Women had become my new vice, too. But not women like Heather Locklear. Instead of drinking and drugs, I’d fuck a lot of groupies. And there were tons of them. I’d go through four or five girls a night. I’d have sex before a show, after a show, and sometimes during a show. It never stopped, because I never passed up an opportunity and the opportunities were always there. A few times, when I really needed a distraction, I’d line up half a dozen naked girls on my hotel room floor or facing the wall, then run a sexual obstacle course. But the novelty wore off quickly. Even though I was married to Beth and we had a daughter, our relationship had hardly improved. Besides, her orange 240Z, which I loved so much, had blown up. So it was only a matter of time before our relationship did, too.

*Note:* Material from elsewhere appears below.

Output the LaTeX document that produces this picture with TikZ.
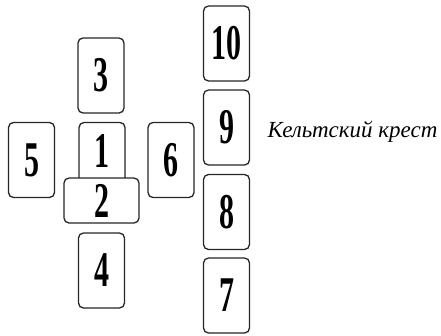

It seemed like all my relationships were exploding in my face. I could understand why the band was so upset, but what I did was over and done. As my bandmates, they should have been supporting me. After all, we had just recorded a weak album and the first hit from it, a cover of Brownsville Station’s “Smokin’ in the Boys’ Room,” which I used to play with my old band, Rock Candy, was my idea. But every night, though I loved singing it live, Nikki would complain that the song was stupid and he didn’t want to play it. Outside of “Home Sweet Home,” which MTV aired so much they had to establish an expiration date for new videos in order to stop the flood of requests, the rest of the album was pure shit. Every night, when I ran around onstage in my pink leather pants that laced up the sides, I felt like the only one sober enough to realize how bad some of those songs were. I was shocked the record went double platinum, and maybe it just reinforced the idea that we were so great we could even get away with putting out a terrible album.
When we flew back to L.A. between legs of the tour, my lawyer arranged for a meeting in court with the district attorney and the families of the others involved in the accident. In order to avoid a trial, he advised me to plead guilty to vehicular manslaughter and strike a compromise. He figured that since the people drinking at my house were mostly in Mötley Crüe and Hanoi Rocks, the party could be explained as a business meeting and we would be able to pay damages to the families through the band’s liability insurance, because there was no way I could afford them on my own. This was why the families of the victims agreed to what everyone saw as such a light sentence: thirty days in jail, $2.6 million in restitution to them, and two hundred hours of community service, which I’d already been chipping away at by lecturing in schools and on the radio. In addition, my lawyer told the DA that I could do more good lecturing on the road than I could sitting on my ass in prison, where I wouldn’t be a benefit to anybody. The DA agreed and deferred my sentence until after the tour.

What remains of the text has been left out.